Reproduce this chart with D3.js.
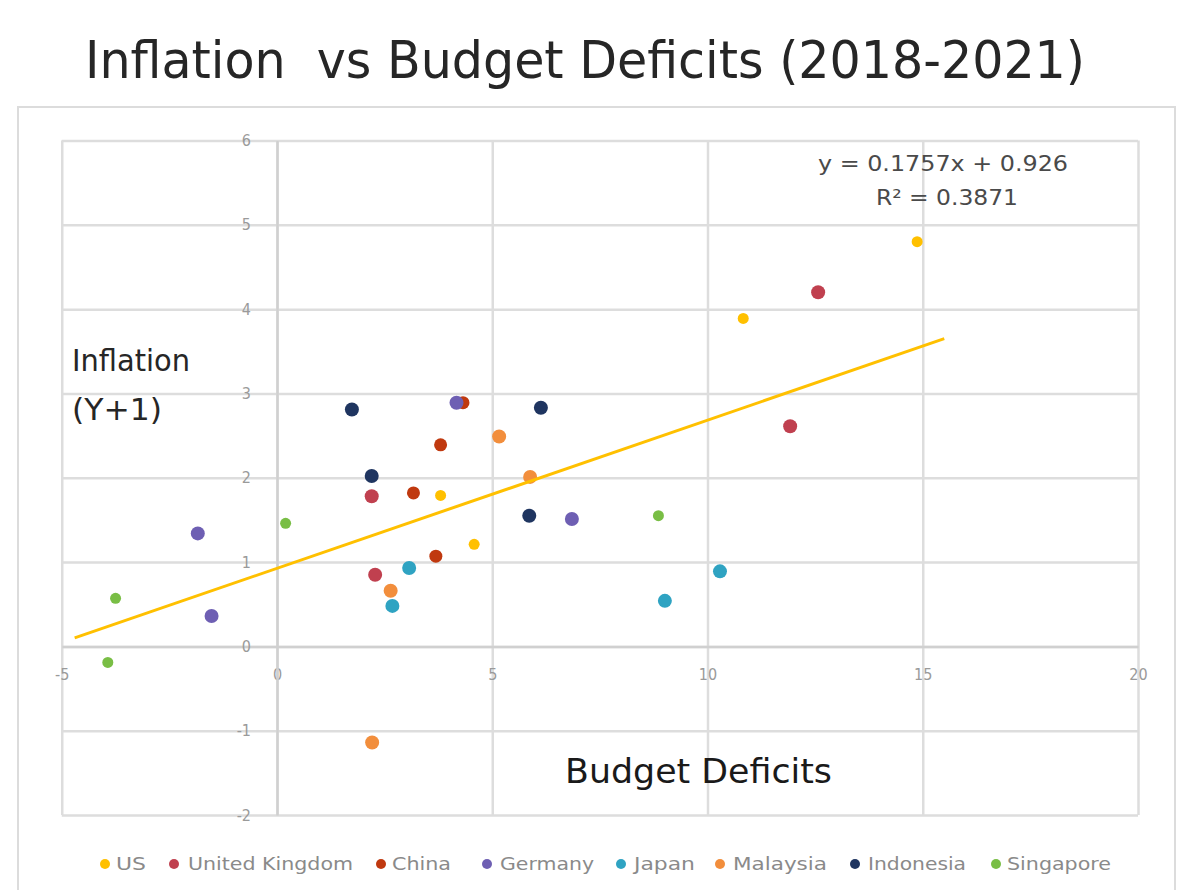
<!DOCTYPE html>
<html>
<head>
<meta charset="utf-8">
<script src="https://cdn.jsdelivr.net/npm/d3@7/dist/d3.min.js"></script>
<style>
  html, body { margin: 0; padding: 0; background: #fff; }
  svg { display: block; }
</style>
</head>
<body>
<svg id="chart" width="1179" height="890"></svg>
<script>
// Series (one entry per country), values per year 2018-2021
const countries = ["US", "United Kingdom", "China", "Germany", "Japan", "Malaysia", "Indonesia", "Singapore"];
const deficits = [
  [14.87, 10.83, 3.80, 4.58],   // US
  [12.57, 11.92, 2.20, 2.28],   // United Kingdom
  [4.32, 3.80, 3.17, 3.69],     // China
  [4.17, 6.85, -1.84, -1.52],   // Germany
  [3.07, 2.68, 10.29, 9.01],    // Japan
  [5.16, 5.88, 2.64, 2.21],     // Malaysia
  [1.74, 6.13, 2.20, 5.86],     // Indonesia
  [0.20, 8.86, -3.75, -3.93]    // Singapore
];
const inflation = [
  [4.80, 3.89, 1.79, 1.21],
  [4.20, 2.61, 1.78, 0.85],
  [2.89, 2.39, 1.82, 1.07],
  [2.89, 1.51, 1.34, 0.36],
  [0.93, 0.48, 0.89, 0.54],
  [2.49, 2.01, 0.66, -1.14],
  [2.81, 2.83, 2.02, 1.55],
  [1.46, 1.55, 0.57, -0.19]
];
const xTicks = [-5, 0, 5, 10, 15, 20];
const yTicks = [-2, -1, 0, 1, 2, 3, 4, 5, 6];
const trendSlope = 0.1757;
const trendIntercept = 0.926;
const rSquared = 0.3871;
const trendRange = [-4.7, 15.5];

// Styling
const seriesColors = ["#FFC000", "#C0404F", "#C0390F", "#6E5FB3", "#2FA3C2", "#F28E3C", "#1F3560", "#79BE45"];
const seriesRadius = [5.5, 7, 6.5, 7, 7, 7, 7, 5.5];
const legendMarkX = [105, 174, 381, 487, 621, 720, 855, 996];
const legendTextSpan = [[116, 30], [188, 165], [392, 59], [500, 94], [634, 61], [733, 94], [868, 98], [1007, 104]];

const FONT = "'DejaVu Sans Condensed', 'DejaVu Sans', sans-serif";
const tickFmt = d => String(d);   // plain hyphen minus
const svg = d3.select("#chart");

// Outer chart frame
svg.append("rect")
  .attr("x", 18).attr("y", 107).attr("width", 1157).attr("height", 800)
  .attr("fill", "none").attr("stroke", "#dcdcdc").attr("stroke-width", 2);

// Title
svg.append("text")
  .attr("x", 85).attr("y", 78)
  .attr("textLength", 1000).attr("lengthAdjust", "spacingAndGlyphs")
  .style("white-space", "pre")
  .style("font-family", FONT).style("font-size", "52px").attr("fill", "#262626")
  .text("Inflation  vs Budget Deficits (2018-2021)");

const x = d3.scaleLinear().domain([-5, 20]).range([61.75, 1138]);
const y = d3.scaleLinear().domain([-2, 6]).range([815, 140.5]);

// Gridlines
const grid = svg.append("g").attr("class", "grid");
grid.append("g")
  .attr("transform", `translate(0,${y(-2)})`)
  .call(d3.axisBottom(x).tickValues(xTicks).tickSize(-(y(-2) - y(6))).tickFormat(""))
  .call(g => g.select(".domain").remove())
  .call(g => g.selectAll("line").attr("stroke", "#dddddd").attr("stroke-width", 2.5));
grid.append("g")
  .attr("transform", `translate(${x(-5)},0)`)
  .call(d3.axisLeft(y).tickValues(yTicks).tickSize(-(x(20) - x(-5))).tickFormat(""))
  .call(g => g.select(".domain").remove())
  .call(g => g.selectAll("line").attr("stroke", "#dddddd").attr("stroke-width", 2.5));

// Axes crossing at zero
const xAxis = svg.append("g")
  .attr("transform", `translate(0,${y(0)})`)
  .call(d3.axisBottom(x).tickValues(xTicks).tickSize(0).tickPadding(22).tickFormat(tickFmt));
xAxis.select(".domain").attr("stroke", "#d0d0d0").attr("stroke-width", 2.5);
xAxis.selectAll("text").style("font-family", FONT).style("font-size", "16px").attr("fill", "#9a9a9a");

const yAxis = svg.append("g")
  .attr("transform", `translate(${x(0)},0)`)
  .call(d3.axisLeft(y).tickValues(yTicks).tickSize(0).tickPadding(26).tickFormat(tickFmt));
yAxis.select(".domain").attr("stroke", "#d0d0d0").attr("stroke-width", 2.5);
yAxis.selectAll("text").style("font-family", FONT).style("font-size", "16px").attr("fill", "#9a9a9a");

// Axis titles
svg.append("text").attr("x", 72).attr("y", 371)
  .attr("textLength", 118).attr("lengthAdjust", "spacingAndGlyphs")
  .style("font-family", FONT).style("font-size", "31px").attr("fill", "#262626").text("Inflation");
svg.append("text").attr("x", 72).attr("y", 420)
  .attr("textLength", 90).attr("lengthAdjust", "spacingAndGlyphs")
  .style("font-family", FONT).style("font-size", "31px").attr("fill", "#262626").text("(Y+1)");
svg.append("text").attr("x", 565).attr("y", 783)
  .attr("textLength", 267).attr("lengthAdjust", "spacingAndGlyphs")
  .style("font-family", FONT).style("font-size", "33px").attr("fill", "#1a1a1a").text("Budget Deficits");

// Points
countries.forEach((c, i) => {
  const pts = deficits[i].map((d, j) => [d, inflation[i][j]]);
  svg.append("g").attr("class", "series")
    .selectAll("circle").data(pts).join("circle")
    .attr("cx", d => x(d[0])).attr("cy", d => y(d[1]))
    .attr("r", seriesRadius[i]).attr("fill", seriesColors[i]);
});

// Linear trendline
const trendLine = d3.line().x(d => x(d)).y(d => y(trendSlope * d + trendIntercept));
svg.append("path").datum(trendRange)
  .attr("d", trendLine).attr("fill", "none")
  .attr("stroke", "#FFC000").attr("stroke-width", 3);

// Trendline equation
svg.append("text").attr("x", 943).attr("y", 171).attr("text-anchor", "middle")
  .attr("textLength", 250).attr("lengthAdjust", "spacingAndGlyphs")
  .style("font-family", FONT).style("font-size", "21px").attr("fill", "#4a4a4a")
  .text(`y = ${trendSlope}x + ${trendIntercept}`);
svg.append("text").attr("x", 947).attr("y", 205).attr("text-anchor", "middle")
  .attr("textLength", 142).attr("lengthAdjust", "spacingAndGlyphs")
  .style("font-family", FONT).style("font-size", "21px").attr("fill", "#4a4a4a")
  .text(`R\u00B2 = ${rSquared}`);

// Legend
const legend = svg.append("g").attr("class", "legend");
countries.forEach((c, i) => {
  legend.append("circle").attr("cx", legendMarkX[i]).attr("cy", 864)
    .attr("r", 5).attr("fill", seriesColors[i]);
  legend.append("text").attr("x", legendTextSpan[i][0]).attr("y", 870)
    .attr("textLength", legendTextSpan[i][1]).attr("lengthAdjust", "spacingAndGlyphs")
    .style("font-family", FONT).style("font-size", "17px").attr("fill", "#8a8a8a")
    .text(c);
});
</script>
</body>
</html>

------------

## WHAT YOU SHOULD DO
Transcribe the whole listing exactly. Pictures stay out of your copy.

## THE ANSWER
Reproduce this chart with D3.js.
<!DOCTYPE html>
<html>
<head>
<meta charset="utf-8">
<script src="https://cdn.jsdelivr.net/npm/d3@7/dist/d3.min.js"></script>
<style>
  html, body { margin: 0; padding: 0; background: #fff; }
  svg { display: block; }
</style>
</head>
<body>
<svg id="chart" width="1179" height="890"></svg>
<script>
// Series (one entry per country), values per year 2018-2021
const countries = ["US", "United Kingdom", "China", "Germany", "Japan", "Malaysia", "Indonesia", "Singapore"];
const deficits = [
  [14.87, 10.83, 3.80, 4.58],   // US
  [12.57, 11.92, 2.20, 2.28],   // United Kingdom
  [4.32, 3.80, 3.17, 3.69],     // China
  [4.17, 6.85, -1.84, -1.52],   // Germany
  [3.07, 2.68, 10.29, 9.01],    // Japan
  [5.16, 5.88, 2.64, 2.21],     // Malaysia
  [1.74, 6.13, 2.20, 5.86],     // Indonesia
  [0.20, 8.86, -3.75, -3.93]    // Singapore
];
const inflation = [
  [4.80, 3.89, 1.79, 1.21],
  [4.20, 2.61, 1.78, 0.85],
  [2.89, 2.39, 1.82, 1.07],
  [2.89, 1.51, 1.34, 0.36],
  [0.93, 0.48, 0.89, 0.54],
  [2.49, 2.01, 0.66, -1.14],
  [2.81, 2.83, 2.02, 1.55],
  [1.46, 1.55, 0.57, -0.19]
];
const xTicks = [-5, 0, 5, 10, 15, 20];
const yTicks = [-2, -1, 0, 1, 2, 3, 4, 5, 6];
const trendSlope = 0.1757;
const trendIntercept = 0.926;
const rSquared = 0.3871;
const trendRange = [-4.7, 15.5];

// Styling
const seriesColors = ["#FFC000", "#C0404F", "#C0390F", "#6E5FB3", "#2FA3C2", "#F28E3C", "#1F3560", "#79BE45"];
const seriesRadius = [5.5, 7, 6.5, 7, 7, 7, 7, 5.5];
const legendMarkX = [105, 174, 381, 487, 621, 720, 855, 996];
const legendTextSpan = [[116, 30], [188, 165], [392, 59], [500, 94], [634, 61], [733, 94], [868, 98], [1007, 104]];

const FONT = "'DejaVu Sans Condensed', 'DejaVu Sans', sans-serif";
const tickFmt = d => String(d);   // plain hyphen minus
const svg = d3.select("#chart");

// Outer chart frame
svg.append("rect")
  .attr("x", 18).attr("y", 107).attr("width", 1157).attr("height", 800)
  .attr("fill", "none").attr("stroke", "#dcdcdc").attr("stroke-width", 2);

// Title
svg.append("text")
  .attr("x", 85).attr("y", 78)
  .attr("textLength", 1000).attr("lengthAdjust", "spacingAndGlyphs")
  .style("white-space", "pre")
  .style("font-family", FONT).style("font-size", "52px").attr("fill", "#262626")
  .text("Inflation  vs Budget Deficits (2018-2021)");

const x = d3.scaleLinear().domain([-5, 20]).range([61.75, 1138]);
const y = d3.scaleLinear().domain([-2, 6]).range([815, 140.5]);

// Gridlines
const grid = svg.append("g").attr("class", "grid");
grid.append("g")
  .attr("transform", `translate(0,${y(-2)})`)
  .call(d3.axisBottom(x).tickValues(xTicks).tickSize(-(y(-2) - y(6))).tickFormat(""))
  .call(g => g.select(".domain").remove())
  .call(g => g.selectAll("line").attr("stroke", "#dddddd").attr("stroke-width", 2.5));
grid.append("g")
  .attr("transform", `translate(${x(-5)},0)`)
  .call(d3.axisLeft(y).tickValues(yTicks).tickSize(-(x(20) - x(-5))).tickFormat(""))
  .call(g => g.select(".domain").remove())
  .call(g => g.selectAll("line").attr("stroke", "#dddddd").attr("stroke-width", 2.5));

// Axes crossing at zero
const xAxis = svg.append("g")
  .attr("transform", `translate(0,${y(0)})`)
  .call(d3.axisBottom(x).tickValues(xTicks).tickSize(0).tickPadding(22).tickFormat(tickFmt));
xAxis.select(".domain").attr("stroke", "#d0d0d0").attr("stroke-width", 2.5);
xAxis.selectAll("text").style("font-family", FONT).style("font-size", "16px").attr("fill", "#9a9a9a");

const yAxis = svg.append("g")
  .attr("transform", `translate(${x(0)},0)`)
  .call(d3.axisLeft(y).tickValues(yTicks).tickSize(0).tickPadding(26).tickFormat(tickFmt));
yAxis.select(".domain").attr("stroke", "#d0d0d0").attr("stroke-width", 2.5);
yAxis.selectAll("text").style("font-family", FONT).style("font-size", "16px").attr("fill", "#9a9a9a");

// Axis titles
svg.append("text").attr("x", 72).attr("y", 371)
  .attr("textLength", 118).attr("lengthAdjust", "spacingAndGlyphs")
  .style("font-family", FONT).style("font-size", "31px").attr("fill", "#262626").text("Inflation");
svg.append("text").attr("x", 72).attr("y", 420)
  .attr("textLength", 90).attr("lengthAdjust", "spacingAndGlyphs")
  .style("font-family", FONT).style("font-size", "31px").attr("fill", "#262626").text("(Y+1)");
svg.append("text").attr("x", 565).attr("y", 783)
  .attr("textLength", 267).attr("lengthAdjust", "spacingAndGlyphs")
  .style("font-family", FONT).style("font-size", "33px").attr("fill", "#1a1a1a").text("Budget Deficits");

// Points
countries.forEach((c, i) => {
  const pts = deficits[i].map((d, j) => [d, inflation[i][j]]);
  svg.append("g").attr("class", "series")
    .selectAll("circle").data(pts).join("circle")
    .attr("cx", d => x(d[0])).attr("cy", d => y(d[1]))
    .attr("r", seriesRadius[i]).attr("fill", seriesColors[i]);
});

// Linear trendline
const trendLine = d3.line().x(d => x(d)).y(d => y(trendSlope * d + trendIntercept));
svg.append("path").datum(trendRange)
  .attr("d", trendLine).attr("fill", "none")
  .attr("stroke", "#FFC000").attr("stroke-width", 3);

// Trendline equation
svg.append("text").attr("x", 943).attr("y", 171).attr("text-anchor", "middle")
  .attr("textLength", 250).attr("lengthAdjust", "spacingAndGlyphs")
  .style("font-family", FONT).style("font-size", "21px").attr("fill", "#4a4a4a")
  .text(`y = ${trendSlope}x + ${trendIntercept}`);
svg.append("text").attr("x", 947).attr("y", 205).attr("text-anchor", "middle")
  .attr("textLength", 142).attr("lengthAdjust", "spacingAndGlyphs")
  .style("font-family", FONT).style("font-size", "21px").attr("fill", "#4a4a4a")
  .text(`R\u00B2 = ${rSquared}`);

// Legend
const legend = svg.append("g").attr("class", "legend");
countries.forEach((c, i) => {
  legend.append("circle").attr("cx", legendMarkX[i]).attr("cy", 864)
    .attr("r", 5).attr("fill", seriesColors[i]);
  legend.append("text").attr("x", legendTextSpan[i][0]).attr("y", 870)
    .attr("textLength", legendTextSpan[i][1]).attr("lengthAdjust", "spacingAndGlyphs")
    .style("font-family", FONT).style("font-size", "17px").attr("fill", "#8a8a8a")
    .text(c);
});
</script>
</body>
</html>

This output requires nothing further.